*Material:*
** Start **

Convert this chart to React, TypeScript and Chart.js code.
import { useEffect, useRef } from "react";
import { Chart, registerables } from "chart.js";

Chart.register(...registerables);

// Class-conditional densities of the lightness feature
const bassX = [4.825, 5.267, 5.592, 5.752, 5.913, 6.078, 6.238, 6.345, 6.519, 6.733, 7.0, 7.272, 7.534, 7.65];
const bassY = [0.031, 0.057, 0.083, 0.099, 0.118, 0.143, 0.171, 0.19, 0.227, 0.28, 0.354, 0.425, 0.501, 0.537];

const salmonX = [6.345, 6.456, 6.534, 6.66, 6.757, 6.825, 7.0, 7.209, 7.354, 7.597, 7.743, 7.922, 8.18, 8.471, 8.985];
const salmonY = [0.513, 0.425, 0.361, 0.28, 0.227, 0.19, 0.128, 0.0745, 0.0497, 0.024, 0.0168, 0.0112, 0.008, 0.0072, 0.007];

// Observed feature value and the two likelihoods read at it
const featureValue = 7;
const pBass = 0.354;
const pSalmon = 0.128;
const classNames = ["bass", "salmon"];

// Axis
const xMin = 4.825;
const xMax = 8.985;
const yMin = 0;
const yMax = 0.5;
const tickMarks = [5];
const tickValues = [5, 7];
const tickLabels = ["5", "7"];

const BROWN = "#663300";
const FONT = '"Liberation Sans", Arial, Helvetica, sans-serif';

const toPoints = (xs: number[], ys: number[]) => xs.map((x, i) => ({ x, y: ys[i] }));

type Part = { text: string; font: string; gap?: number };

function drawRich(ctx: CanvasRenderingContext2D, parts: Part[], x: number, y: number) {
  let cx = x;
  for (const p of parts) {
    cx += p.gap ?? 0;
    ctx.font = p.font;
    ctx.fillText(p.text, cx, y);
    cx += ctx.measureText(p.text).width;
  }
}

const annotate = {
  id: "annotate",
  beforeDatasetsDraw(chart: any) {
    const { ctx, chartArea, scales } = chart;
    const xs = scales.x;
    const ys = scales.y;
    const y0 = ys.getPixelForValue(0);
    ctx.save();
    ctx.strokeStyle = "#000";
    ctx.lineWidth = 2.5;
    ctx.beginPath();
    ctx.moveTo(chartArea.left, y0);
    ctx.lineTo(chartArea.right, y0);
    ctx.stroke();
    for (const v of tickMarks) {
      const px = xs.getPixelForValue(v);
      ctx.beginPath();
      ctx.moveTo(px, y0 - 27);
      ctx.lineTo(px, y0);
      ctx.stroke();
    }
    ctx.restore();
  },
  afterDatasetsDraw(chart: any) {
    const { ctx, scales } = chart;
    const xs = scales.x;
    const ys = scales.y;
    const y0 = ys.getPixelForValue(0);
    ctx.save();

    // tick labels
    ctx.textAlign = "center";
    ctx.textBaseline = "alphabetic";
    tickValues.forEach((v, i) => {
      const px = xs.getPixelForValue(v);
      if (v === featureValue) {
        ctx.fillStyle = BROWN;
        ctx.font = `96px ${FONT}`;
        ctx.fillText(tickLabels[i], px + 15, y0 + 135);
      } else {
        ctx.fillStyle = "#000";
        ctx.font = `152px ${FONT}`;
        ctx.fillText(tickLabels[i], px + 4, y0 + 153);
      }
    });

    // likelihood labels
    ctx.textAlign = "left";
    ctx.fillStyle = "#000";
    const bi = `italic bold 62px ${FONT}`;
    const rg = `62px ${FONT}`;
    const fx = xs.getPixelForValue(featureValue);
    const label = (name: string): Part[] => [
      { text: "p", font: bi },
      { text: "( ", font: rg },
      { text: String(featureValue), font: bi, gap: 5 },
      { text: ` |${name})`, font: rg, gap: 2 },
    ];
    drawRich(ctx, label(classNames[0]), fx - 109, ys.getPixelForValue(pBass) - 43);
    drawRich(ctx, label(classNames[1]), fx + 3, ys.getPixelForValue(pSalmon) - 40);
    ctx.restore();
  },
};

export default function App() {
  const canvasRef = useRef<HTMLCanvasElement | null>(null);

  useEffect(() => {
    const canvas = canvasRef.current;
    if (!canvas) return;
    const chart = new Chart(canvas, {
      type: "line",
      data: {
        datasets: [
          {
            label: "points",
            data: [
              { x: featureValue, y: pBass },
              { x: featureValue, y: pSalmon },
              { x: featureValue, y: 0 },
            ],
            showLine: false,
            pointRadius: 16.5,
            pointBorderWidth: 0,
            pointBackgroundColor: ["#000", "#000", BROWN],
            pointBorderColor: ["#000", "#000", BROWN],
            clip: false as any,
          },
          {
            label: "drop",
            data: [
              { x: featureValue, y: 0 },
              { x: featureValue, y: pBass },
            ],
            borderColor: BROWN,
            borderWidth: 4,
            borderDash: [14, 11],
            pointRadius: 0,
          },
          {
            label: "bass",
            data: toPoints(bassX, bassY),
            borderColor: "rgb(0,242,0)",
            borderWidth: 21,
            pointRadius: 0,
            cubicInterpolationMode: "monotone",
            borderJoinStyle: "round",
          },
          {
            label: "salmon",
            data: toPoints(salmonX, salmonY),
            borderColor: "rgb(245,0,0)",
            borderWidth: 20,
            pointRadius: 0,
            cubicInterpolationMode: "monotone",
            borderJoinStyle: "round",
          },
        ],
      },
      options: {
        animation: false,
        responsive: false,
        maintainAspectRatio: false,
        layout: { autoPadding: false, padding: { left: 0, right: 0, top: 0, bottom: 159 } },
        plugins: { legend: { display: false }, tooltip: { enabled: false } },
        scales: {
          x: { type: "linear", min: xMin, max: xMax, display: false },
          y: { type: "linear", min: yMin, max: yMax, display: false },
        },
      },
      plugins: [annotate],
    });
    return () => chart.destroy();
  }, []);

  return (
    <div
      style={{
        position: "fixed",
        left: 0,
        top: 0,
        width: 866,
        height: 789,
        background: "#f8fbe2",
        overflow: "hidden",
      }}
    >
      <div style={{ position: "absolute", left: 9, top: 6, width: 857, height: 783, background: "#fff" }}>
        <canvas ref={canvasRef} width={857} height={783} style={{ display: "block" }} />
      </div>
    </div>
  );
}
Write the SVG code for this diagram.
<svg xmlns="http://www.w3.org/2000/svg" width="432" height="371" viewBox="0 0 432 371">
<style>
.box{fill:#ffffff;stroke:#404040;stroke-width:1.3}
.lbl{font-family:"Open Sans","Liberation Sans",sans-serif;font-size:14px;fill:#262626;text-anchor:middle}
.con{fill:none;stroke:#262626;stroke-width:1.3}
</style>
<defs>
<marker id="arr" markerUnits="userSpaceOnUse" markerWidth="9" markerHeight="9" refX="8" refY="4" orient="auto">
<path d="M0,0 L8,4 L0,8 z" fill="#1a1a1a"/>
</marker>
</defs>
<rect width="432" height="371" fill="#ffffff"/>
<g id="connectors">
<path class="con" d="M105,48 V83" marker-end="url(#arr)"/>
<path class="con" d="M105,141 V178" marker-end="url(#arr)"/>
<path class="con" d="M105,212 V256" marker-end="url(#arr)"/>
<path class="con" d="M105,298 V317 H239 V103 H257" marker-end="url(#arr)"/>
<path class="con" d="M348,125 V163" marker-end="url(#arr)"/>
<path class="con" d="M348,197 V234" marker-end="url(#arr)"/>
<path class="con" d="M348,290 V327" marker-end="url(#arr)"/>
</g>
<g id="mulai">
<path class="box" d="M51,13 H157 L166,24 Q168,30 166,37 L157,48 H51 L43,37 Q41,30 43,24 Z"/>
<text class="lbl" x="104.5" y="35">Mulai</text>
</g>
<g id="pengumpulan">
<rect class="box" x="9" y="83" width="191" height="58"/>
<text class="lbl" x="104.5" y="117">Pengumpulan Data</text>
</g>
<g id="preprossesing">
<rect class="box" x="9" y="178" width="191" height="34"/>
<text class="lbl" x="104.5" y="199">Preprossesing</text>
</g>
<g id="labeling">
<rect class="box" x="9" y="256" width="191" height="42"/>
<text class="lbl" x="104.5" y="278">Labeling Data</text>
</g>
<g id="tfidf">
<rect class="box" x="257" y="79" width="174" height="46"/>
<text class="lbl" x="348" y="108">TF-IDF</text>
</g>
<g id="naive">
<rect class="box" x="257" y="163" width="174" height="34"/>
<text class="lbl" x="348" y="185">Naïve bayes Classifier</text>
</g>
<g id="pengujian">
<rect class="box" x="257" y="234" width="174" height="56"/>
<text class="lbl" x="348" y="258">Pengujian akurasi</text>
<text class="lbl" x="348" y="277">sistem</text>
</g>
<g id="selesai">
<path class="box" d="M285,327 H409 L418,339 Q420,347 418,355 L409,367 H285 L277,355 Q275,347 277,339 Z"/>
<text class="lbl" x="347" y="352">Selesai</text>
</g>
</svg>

** End **

*Short task:*
Return every line from the records above that holds the word "this".

*Written reply:*
Convert this chart to React, TypeScript and Chart.js code.
Write the SVG code for this diagram.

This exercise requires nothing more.